◆ GIVEN EXERCISE ◆
Are you able to retype all the records below exactly?

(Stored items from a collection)
====

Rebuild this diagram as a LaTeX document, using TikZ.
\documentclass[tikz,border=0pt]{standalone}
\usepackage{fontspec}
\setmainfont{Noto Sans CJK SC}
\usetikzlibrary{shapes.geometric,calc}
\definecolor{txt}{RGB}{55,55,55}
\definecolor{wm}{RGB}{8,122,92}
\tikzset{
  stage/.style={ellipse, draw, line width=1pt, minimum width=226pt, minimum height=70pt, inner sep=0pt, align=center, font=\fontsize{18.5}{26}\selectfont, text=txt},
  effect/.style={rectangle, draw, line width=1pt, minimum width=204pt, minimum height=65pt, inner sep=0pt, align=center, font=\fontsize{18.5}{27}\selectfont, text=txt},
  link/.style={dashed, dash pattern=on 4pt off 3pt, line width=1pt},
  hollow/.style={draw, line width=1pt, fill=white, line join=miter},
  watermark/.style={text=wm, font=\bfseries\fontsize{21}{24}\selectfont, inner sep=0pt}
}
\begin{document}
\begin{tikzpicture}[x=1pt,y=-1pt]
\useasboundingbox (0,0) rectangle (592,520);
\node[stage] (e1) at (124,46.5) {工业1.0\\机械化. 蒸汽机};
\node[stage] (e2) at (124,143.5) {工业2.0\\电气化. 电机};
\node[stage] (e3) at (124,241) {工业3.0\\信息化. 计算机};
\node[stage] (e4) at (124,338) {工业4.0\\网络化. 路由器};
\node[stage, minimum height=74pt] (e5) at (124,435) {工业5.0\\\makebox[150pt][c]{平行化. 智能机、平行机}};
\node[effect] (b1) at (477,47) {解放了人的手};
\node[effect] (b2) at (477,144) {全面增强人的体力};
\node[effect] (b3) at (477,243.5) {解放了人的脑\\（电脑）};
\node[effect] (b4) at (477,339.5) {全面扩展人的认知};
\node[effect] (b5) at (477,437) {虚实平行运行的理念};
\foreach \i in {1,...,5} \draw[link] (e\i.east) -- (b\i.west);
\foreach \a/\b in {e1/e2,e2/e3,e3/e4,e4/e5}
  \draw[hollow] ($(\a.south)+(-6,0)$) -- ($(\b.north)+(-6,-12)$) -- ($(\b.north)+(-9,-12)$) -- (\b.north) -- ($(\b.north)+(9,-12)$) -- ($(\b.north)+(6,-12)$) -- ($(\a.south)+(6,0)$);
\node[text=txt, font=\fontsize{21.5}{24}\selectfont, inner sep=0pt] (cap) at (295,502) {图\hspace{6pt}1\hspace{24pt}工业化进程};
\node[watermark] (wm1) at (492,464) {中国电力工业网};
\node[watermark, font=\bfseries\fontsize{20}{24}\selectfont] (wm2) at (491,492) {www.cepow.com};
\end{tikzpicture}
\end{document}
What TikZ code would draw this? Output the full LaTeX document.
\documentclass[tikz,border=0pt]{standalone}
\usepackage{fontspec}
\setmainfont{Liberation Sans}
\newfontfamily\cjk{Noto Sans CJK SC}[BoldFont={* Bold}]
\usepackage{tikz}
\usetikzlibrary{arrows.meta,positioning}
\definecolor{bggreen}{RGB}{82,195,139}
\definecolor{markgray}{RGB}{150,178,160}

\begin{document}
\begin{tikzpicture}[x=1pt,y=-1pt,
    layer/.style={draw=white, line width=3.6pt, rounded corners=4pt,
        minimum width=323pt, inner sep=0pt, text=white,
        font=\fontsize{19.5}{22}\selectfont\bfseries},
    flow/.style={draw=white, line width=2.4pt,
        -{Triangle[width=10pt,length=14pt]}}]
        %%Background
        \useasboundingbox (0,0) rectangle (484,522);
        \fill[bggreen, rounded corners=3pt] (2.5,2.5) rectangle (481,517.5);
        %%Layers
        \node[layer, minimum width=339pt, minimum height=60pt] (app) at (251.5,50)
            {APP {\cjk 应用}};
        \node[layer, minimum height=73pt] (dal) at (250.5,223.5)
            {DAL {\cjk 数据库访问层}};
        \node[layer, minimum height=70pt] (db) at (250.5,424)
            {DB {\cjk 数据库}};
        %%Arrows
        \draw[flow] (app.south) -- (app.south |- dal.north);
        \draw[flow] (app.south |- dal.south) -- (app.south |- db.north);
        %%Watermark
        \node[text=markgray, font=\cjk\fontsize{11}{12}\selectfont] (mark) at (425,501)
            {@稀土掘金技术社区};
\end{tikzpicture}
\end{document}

====

◆ OUTPUT OF THE TASK ◆
Rebuild this diagram as a LaTeX document, using TikZ.
\documentclass[tikz,border=0pt]{standalone}
\usepackage{fontspec}
\setmainfont{Noto Sans CJK SC}
\usetikzlibrary{shapes.geometric,calc}
\definecolor{txt}{RGB}{55,55,55}
\definecolor{wm}{RGB}{8,122,92}
\tikzset{
  stage/.style={ellipse, draw, line width=1pt, minimum width=226pt, minimum height=70pt, inner sep=0pt, align=center, font=\fontsize{18.5}{26}\selectfont, text=txt},
  effect/.style={rectangle, draw, line width=1pt, minimum width=204pt, minimum height=65pt, inner sep=0pt, align=center, font=\fontsize{18.5}{27}\selectfont, text=txt},
  link/.style={dashed, dash pattern=on 4pt off 3pt, line width=1pt},
  hollow/.style={draw, line width=1pt, fill=white, line join=miter},
  watermark/.style={text=wm, font=\bfseries\fontsize{21}{24}\selectfont, inner sep=0pt}
}
\begin{document}
\begin{tikzpicture}[x=1pt,y=-1pt]
\useasboundingbox (0,0) rectangle (592,520);
\node[stage] (e1) at (124,46.5) {工业1.0\\机械化. 蒸汽机};
\node[stage] (e2) at (124,143.5) {工业2.0\\电气化. 电机};
\node[stage] (e3) at (124,241) {工业3.0\\信息化. 计算机};
\node[stage] (e4) at (124,338) {工业4.0\\网络化. 路由器};
\node[stage, minimum height=74pt] (e5) at (124,435) {工业5.0\\\makebox[150pt][c]{平行化. 智能机、平行机}};
\node[effect] (b1) at (477,47) {解放了人的手};
\node[effect] (b2) at (477,144) {全面增强人的体力};
\node[effect] (b3) at (477,243.5) {解放了人的脑\\（电脑）};
\node[effect] (b4) at (477,339.5) {全面扩展人的认知};
\node[effect] (b5) at (477,437) {虚实平行运行的理念};
\foreach \i in {1,...,5} \draw[link] (e\i.east) -- (b\i.west);
\foreach \a/\b in {e1/e2,e2/e3,e3/e4,e4/e5}
  \draw[hollow] ($(\a.south)+(-6,0)$) -- ($(\b.north)+(-6,-12)$) -- ($(\b.north)+(-9,-12)$) -- (\b.north) -- ($(\b.north)+(9,-12)$) -- ($(\b.north)+(6,-12)$) -- ($(\a.south)+(6,0)$);
\node[text=txt, font=\fontsize{21.5}{24}\selectfont, inner sep=0pt] (cap) at (295,502) {图\hspace{6pt}1\hspace{24pt}工业化进程};
\node[watermark] (wm1) at (492,464) {中国电力工业网};
\node[watermark, font=\bfseries\fontsize{20}{24}\selectfont] (wm2) at (491,492) {www.cepow.com};
\end{tikzpicture}
\end{document}
What TikZ code would draw this? Output the full LaTeX document.
\documentclass[tikz,border=0pt]{standalone}
\usepackage{fontspec}
\setmainfont{Liberation Sans}
\newfontfamily\cjk{Noto Sans CJK SC}[BoldFont={* Bold}]
\usepackage{tikz}
\usetikzlibrary{arrows.meta,positioning}
\definecolor{bggreen}{RGB}{82,195,139}
\definecolor{markgray}{RGB}{150,178,160}

\begin{document}
\begin{tikzpicture}[x=1pt,y=-1pt,
    layer/.style={draw=white, line width=3.6pt, rounded corners=4pt,
        minimum width=323pt, inner sep=0pt, text=white,
        font=\fontsize{19.5}{22}\selectfont\bfseries},
    flow/.style={draw=white, line width=2.4pt,
        -{Triangle[width=10pt,length=14pt]}}]
        %%Background
        \useasboundingbox (0,0) rectangle (484,522);
        \fill[bggreen, rounded corners=3pt] (2.5,2.5) rectangle (481,517.5);
        %%Layers
        \node[layer, minimum width=339pt, minimum height=60pt] (app) at (251.5,50)
            {APP {\cjk 应用}};
        \node[layer, minimum height=73pt] (dal) at (250.5,223.5)
            {DAL {\cjk 数据库访问层}};
        \node[layer, minimum height=70pt] (db) at (250.5,424)
            {DB {\cjk 数据库}};
        %%Arrows
        \draw[flow] (app.south) -- (app.south |- dal.north);
        \draw[flow] (app.south |- dal.south) -- (app.south |- db.north);
        %%Watermark
        \node[text=markgray, font=\cjk\fontsize{11}{12}\selectfont] (mark) at (425,501)
            {@稀土掘金技术社区};
\end{tikzpicture}
\end{document}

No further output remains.